No Anders Frederik Steen wine is ever made twice. Each cuvee carries a name drawn from poetry or song lyrics, a single fleeting bottling that will never return, which is the whole point.
Backstory
Steen trained as a sommelier in Copenhagen, beginning at Noma, where he developed his taste for wines "only made of grapes." He went on to run the wine program at the restaurant Relae and its bar Manfred's, building one of the first all-natural wine lists in Denmark and moving into importing. He learned to make wine alongside the nomadic producer Jean-Marc Brignot, then settled in the Ardeche, making his first vintages in 2013 with the help of Gerald and Jocelyne Oustric of Domaine du Mazel, godparents of the local natural-wine scene.
The Region
Steen is based with his wife and collaborator Anne Bruun Blauert in Valvignieres, a village in the southern Ardeche on the western edge of the Rhone Valley.
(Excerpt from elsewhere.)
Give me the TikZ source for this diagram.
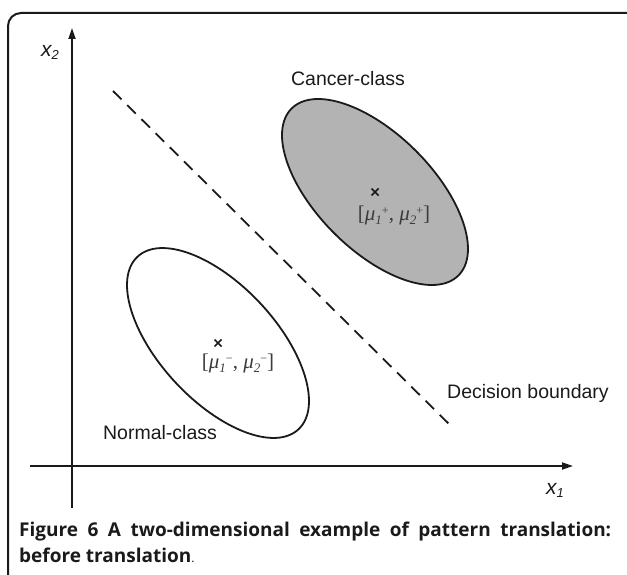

Vines have grown in this "valley of the vines" since Roman times, on soils that are a fine mix of clay and limestone.
Vineyards & Farming
Working as a vigneron-negociant, Steen buys fruit from growers he admires and farms parcels at friends' properties rather than owning large holdings outright. The vineyards are managed organically and biodynamically and hand-harvested. Most fruit comes from in and around Valvignieres and Le Mazel in the Ardeche, with some sourced from the Bannwarth family in Alsace.
Winemaking
His motto is "Nothing added. Nothing taken away." Whites are direct-pressed in an old wooden press; reds are direct-pressed or hand-destemmed. Fermentations are spontaneous, often happening outdoors, and the wines pass through fiber tanks, demi-muids, and barriques. Everything is bottled unfiltered with no additions whatsoever, including zero added sulfur.
The Wines
The grapes range widely, from Grenache Noir and Merlot to Pinot Noir, Pinot Gris, Sylvaner, Muscat, and Chardonnay, some Ardeche-grown and some from Alsace. Cuvee names read like found poetry, such as "Parfois je monte a l'etage et je me sens un peu perdu" or "Bad lighting call you later." Each is a one-time expression of a place and a moment, never to be repeated, which makes the labels themselves a kind of diary.